For the following matrix $$ \begin{pmatrix} 1 & 1 & 1 \\ 1 & 1 & -4 \\ -4 & 1 & 1 \\ \end{pmatrix} $$
The determinant by cofactor expansion is 25 . But by EROs reduction I'm always getting -25 ..here is one trial :
--> R3+4R2 & R1-R2
$$ \begin{pmatrix} 1 & 1 & 1 \\ 0 & 0 & 5 \\ 0 & 5 & -15 \\ \end{pmatrix} $$
And continuing by cofactor expansion 1(-25)=-25 !!
I aslo tried completing it by EROs , ECOs but the answer always is -25 ..WHY?
Also another example,
$$ \begin{pmatrix} 0 & 1 & 5\\ 3 & -6& 9\\ 2 & 6 & 1 \\ \end{pmatrix} $$
I tried R2-1.5R3 And got
$$ \begin{pmatrix} 0 & 1 & 5\\ 3 & -6& 9\\ 0 & -15 & 7.5 \\ \end{pmatrix} $$
Det()= -3(7.5+15×5) =-247.5 Where the real answer is -165!!
Please I need a justfication for these cases.
You can only replace the row $R_i$ with $R_i + k R_j$ (not row $R_j$).
If you replaced row $R_j$ instead, the determinant is multiplied by a factor of $k$.
This is related to the elementary matrix multiplications that underlie the row reduction methods.

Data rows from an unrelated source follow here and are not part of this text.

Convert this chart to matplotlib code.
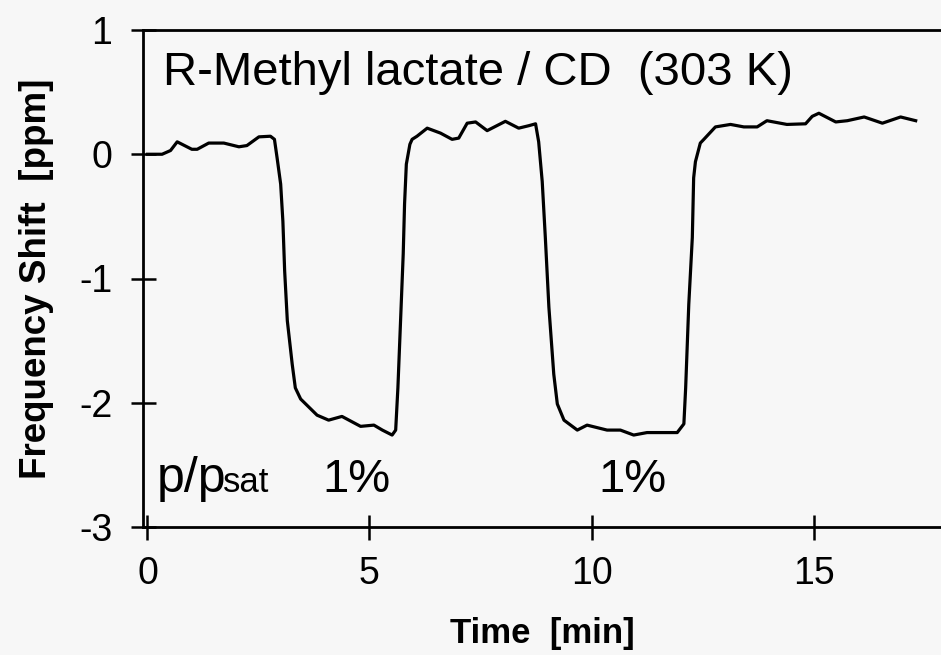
import matplotlib
matplotlib.use("Agg")
import matplotlib.pyplot as plt

plt.rcParams['font.family'] = ['Liberation Sans', 'DejaVu Sans']
plt.rcParams['axes.unicode_minus'] = False

# time [min] and frequency shift [ppm]
time = [0.0, 0.33, 0.52, 0.67, 1.0, 1.12, 1.38, 1.72, 2.06, 2.24, 2.51, 2.77,
        2.86, 2.92, 3.0, 3.05, 3.09, 3.15, 3.26, 3.33, 3.45, 3.82, 4.08, 4.38,
        4.8, 5.1, 5.29, 5.51, 5.59, 5.64, 5.7, 5.76, 5.79, 5.83, 5.91, 5.96,
        6.07, 6.3, 6.6, 6.86, 7.01, 7.2, 7.39, 7.65, 8.06, 8.36, 8.59, 8.74,
        8.81, 8.89, 8.96, 9.04, 9.15, 9.23, 9.38, 9.68, 9.9, 10.35, 10.65,
        10.95, 11.25, 11.93, 12.08, 12.12, 12.19, 12.27, 12.3, 12.34, 12.45,
        12.53, 12.79, 13.13, 13.43, 13.73, 13.95, 14.4, 14.82, 14.97, 15.12,
        15.5, 15.76, 16.14, 16.55, 16.96, 17.3]
shift = [0.0, 0.0, 0.03, 0.10, 0.04, 0.04, 0.09, 0.09, 0.06, 0.07, 0.14, 0.145,
         0.12, -0.03, -0.24, -0.54, -0.94, -1.34, -1.69, -1.88, -1.97, -2.10,
         -2.14, -2.11, -2.19, -2.18, -2.22, -2.26, -2.22, -1.88, -1.34, -0.80,
         -0.40, -0.08, 0.08, 0.12, 0.145, 0.21, 0.17, 0.12, 0.13, 0.25, 0.26,
         0.19, 0.265, 0.21, 0.23, 0.245, 0.10, -0.22, -0.67, -1.23, -1.77,
         -2.01, -2.14, -2.22, -2.18, -2.22, -2.22, -2.26, -2.24, -2.24, -2.17,
         -1.88, -1.21, -0.67, -0.19, -0.06, 0.09, 0.12, 0.22, 0.24, 0.22, 0.22,
         0.27, 0.24, 0.245, 0.305, 0.33, 0.26, 0.27, 0.30, 0.25, 0.30, 0.27]

xticks = [0, 5, 10, 15]
yticks = [1, 0, -1, -2, -3]
pulse_labels = ["1%", "1%"]
pulse_x = [3.94, 10.16]

bg = '#f7f7f7'
fig = plt.figure(figsize=(9.41, 6.55), dpi=100, facecolor=bg)
ax = fig.add_axes([143/941, 1-527/655, 1-143/941, (527-30)/655])
ax.set_facecolor(bg)

ax.plot(time, shift, color='black', lw=2.3, solid_joinstyle='round')

ax.set_xlim(-0.1, 17.87)
ax.set_ylim(-3, 1)
ax.set_xticks(xticks)
ax.set_yticks(yticks)
ax.tick_params(direction='inout', length=18, width=1.8, labelsize=27)
ax.tick_params(axis='x', pad=12)
ax.tick_params(axis='y', pad=13)
for s in ['left', 'bottom', 'top']:
    ax.spines[s].set_linewidth(2)
ax.spines['right'].set_visible(False)

ax.set_xlabel('Time  [min]', fontsize=25, fontweight='bold', labelpad=18)
ax.set_ylabel('Frequency Shift  [ppm]', fontsize=26.5, fontweight='bold', labelpad=18)

ax.text(0.36, 0.56, 'R-Methyl lactate / CD  (303 K)', fontsize=34, va='baseline')
ax.text(0.22, -2.72, 'p/p', fontsize=36, va='baseline')
ax.text(1.71, -2.72, 'sat', fontsize=25, va='baseline')
for x, lab in zip(pulse_x, pulse_labels):
    ax.text(x, -2.72, lab, fontsize=34, va='baseline')

fig.savefig('out.png', dpi=100, facecolor=bg)
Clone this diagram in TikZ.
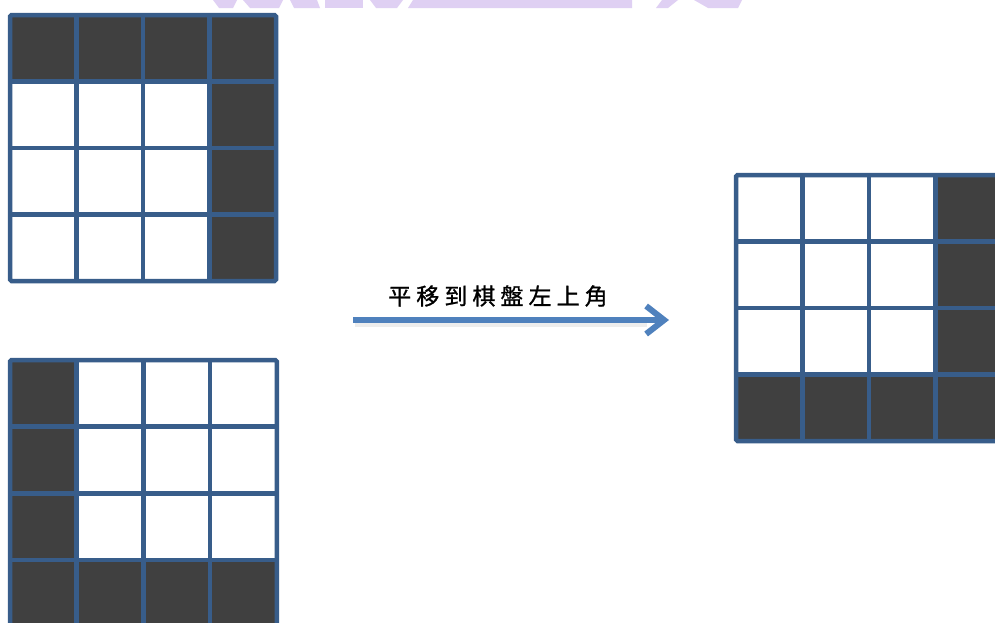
\documentclass[tikz,border=0pt]{standalone}
\usepackage{fontspec}
\newfontfamily\cjk{Noto Sans CJK TC}
\usetikzlibrary{arrows.meta}
\definecolor{gridblue}{HTML}{385D8A}
\definecolor{darkcell}{HTML}{404040}
\definecolor{arrowblue}{HTML}{4F81BD}
\definecolor{wmark}{HTML}{DFD0F3}
\tikzset{
  gridline/.style={draw=gridblue,line width=4.5pt},
  darkcellfill/.style={fill=darkcell},
  wm/.style={fill=wmark},
  arrowline/.style={draw=arrowblue,line width=6pt,-{Straight Barb[length=18pt,width=28pt]}},
  arrowshadow/.style={draw=black!7,line width=7pt},
  labeltext/.style={font=\cjk\fontsize{23}{23}\selectfont\addfontfeature{LetterSpace=22,FakeBold=1}}
}
\newcommand\boardgrid[4]{%
  \foreach \c/\r in {#4}{\fill[darkcellfill] ({#1+\c*#3},{#2+\r*#3}) rectangle ++(#3,#3);}
  \foreach \i in {1,2,3}{
    \draw[gridline] ({#1+\i*#3},#2) -- ++(0,{4*#3});
    \draw[gridline] (#1,{#2+\i*#3}) -- ++({4*#3},0);
  }
  \draw[gridline,rounded corners=1.5pt] (#1,#2) rectangle ++({4*#3},{4*#3});
}
\begin{document}
\begin{tikzpicture}[x=1pt,y=-1pt]
\useasboundingbox (0,0) rectangle (995,622);
\clip (0,0) rectangle (995,622);
\fill[white] (0,0) rectangle (995,622);
% watermark fragments
\fill[wm] (213,0) -- (237,0) -- (233,8) -- (219,8) -- cycle;
\fill[wm] (243,0) -- (283,0) -- (279,8) -- (250,8) -- cycle;
\fill[wm] (290,0) -- (317,0) -- (320,8) -- (294,8) -- cycle;
\fill[wm] (325,0) -- (363,0) -- (363,8) -- (325,8) -- cycle;
\fill[wm] (370,0) -- (403,0) -- (397,8) -- (376,8) -- cycle;
\fill[wm] (413,0) -- (632,0) -- (632,8) -- (408,8) -- cycle;
\fill[wm] (662,0) -- (678,0) -- (668,8) -- (656,8) -- cycle;
\fill[wm] (694,0) -- (742,0) -- (738,8) -- (708,8) -- cycle;
% boards
\boardgrid{10}{15}{66.5}{0/0,1/0,2/0,3/0,3/1,3/2,3/3}
\boardgrid{10}{360}{66.7}{0/0,0/1,0/2,0/3,1/3,2/3,3/3}
\boardgrid{736}{175}{66.5}{3/0,3/1,3/2,0/3,1/3,2/3,3/3}
% arrow and label
\node[labeltext,anchor=center] (lbl) at (498,296) {平移到棋盤左上角};
\coordinate (astart) at (353,320);
\coordinate (aend) at (669,320);
\draw[arrowshadow] ([shift={(2,3)}]astart) -- ([shift={(-22,3)}]aend);
\draw[arrowline] (astart) -- (aend);
\end{tikzpicture}
\end{document}
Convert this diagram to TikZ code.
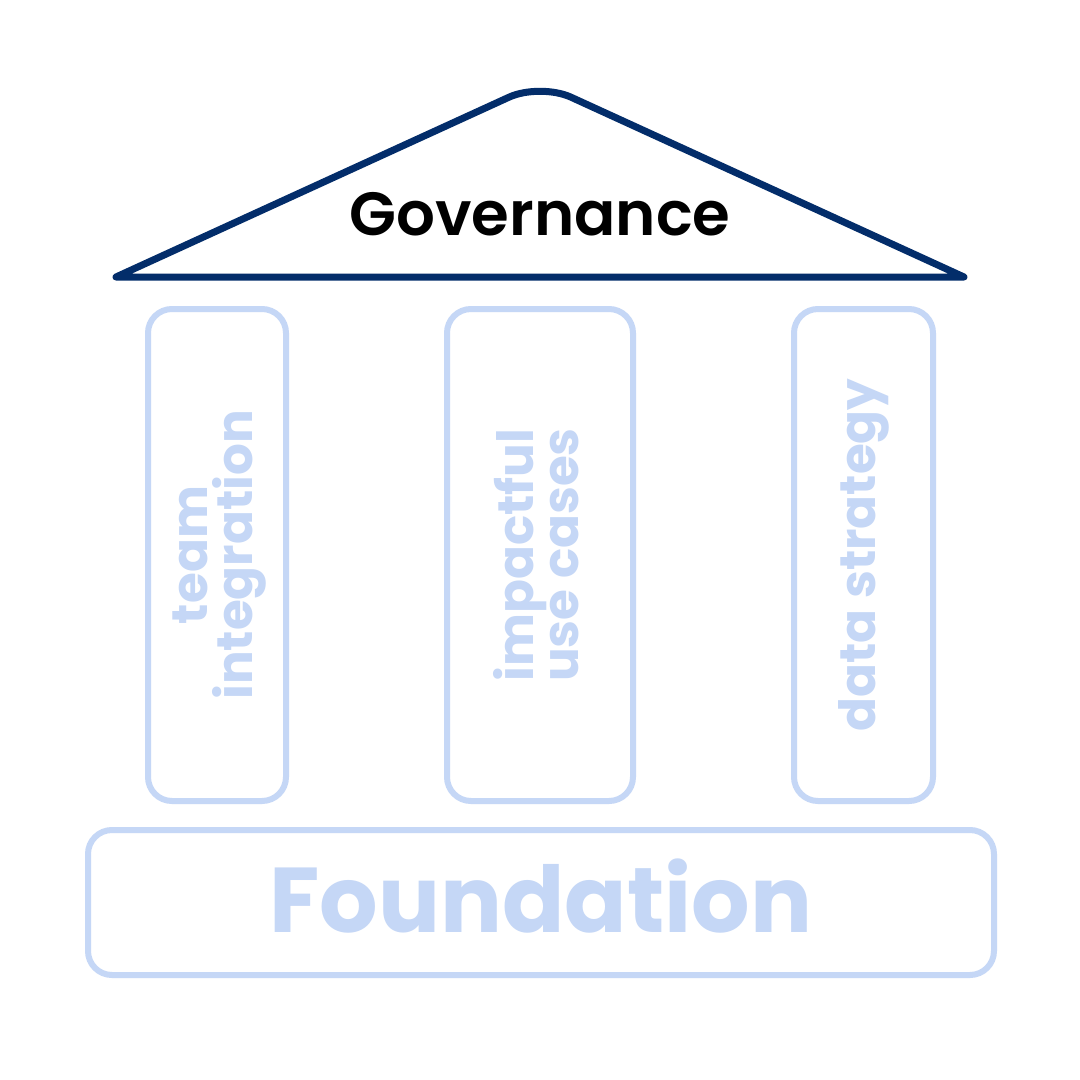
\documentclass[tikz,border=0pt]{standalone}
\usepackage{fontspec}
\setmainfont{Poppins}
\IfFontExistsTF{Poppins SemiBold}{\newfontfamily\govfont{Poppins SemiBold}}{\newfontfamily\govfont{Poppins}[UprightFont=*-Bold]}
\definecolor{navy}{HTML}{032D6A}
\definecolor{lblue}{HTML}{C5D7F6}
\begin{document}
\begin{tikzpicture}[x=1pt,y=-1pt,
  pillar/.style={draw=lblue,line width=6pt,rounded corners=24pt},
  ptext/.style={text=lblue,font=\fontsize{50}{45}\selectfont\bfseries,rotate=90,align=center,inner sep=0pt}]
\useasboundingbox[fill=white] (0,0) rectangle (1080,1080);
% roof
\draw[navy,line width=7pt,line join=round,line cap=round]
  (116,277) [rounded corners=34pt]-- (540,83) [sharp corners]-- (964,277) -- cycle;
\node (gov) at (540,214) {\fontsize{61}{64}\selectfont\govfont Governance};
% pillars
\draw[pillar] (148,309) rectangle (286,801);
\draw[pillar] (447,309) rectangle (633,801);
\draw[pillar] (794,309) rectangle (933,801);
\draw[pillar] (88,830) rectangle (994,975);
\node[ptext] (p1) at (220,555) {team\\integration};
\node[ptext] (p2) at (536,555) {impactful\\use cases};
\node[ptext] (p3) at (864,555) {data strategy};
\node[text=lblue] (f) at (541,896) {\fontsize{92}{94}\selectfont\bfseries Foundation};
\end{tikzpicture}
\end{document}
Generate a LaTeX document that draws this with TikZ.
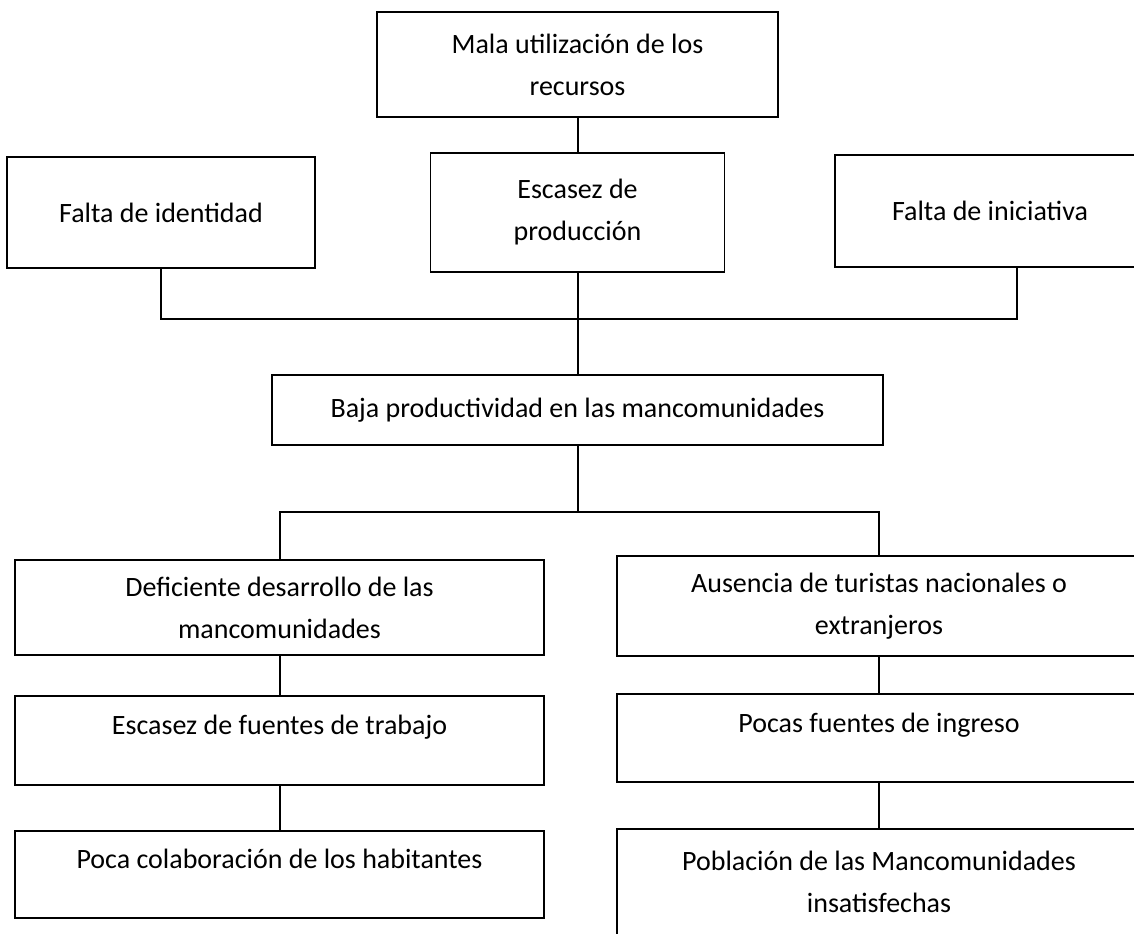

Hence for example $1$, under row operations $R_3 + 4R_2 \to R_3$ and $R_1-R_2 \to R_1$:
\begin{pmatrix}0 &0 &5\\1& 1& -4\\-4&1&1\end{pmatrix}
which by cofactor expansion evaluates to $25$.
The row operation $R_1-R_2 \to R_1$ can be represented as the matrix:
\begin{pmatrix}1 &-1 &0\\0& 1& 0\\0&0&1\end{pmatrix}
which has determinant $1$.
The row operation $R_1-R_2 \to R_2$ can be represented as the matrix:
\begin{pmatrix}1 &0 &0\\1& -1& 0\\0&0&1\end{pmatrix}
which has determinant $-1$.
Hence we must take note of which row we are replacing. The same applies for columns.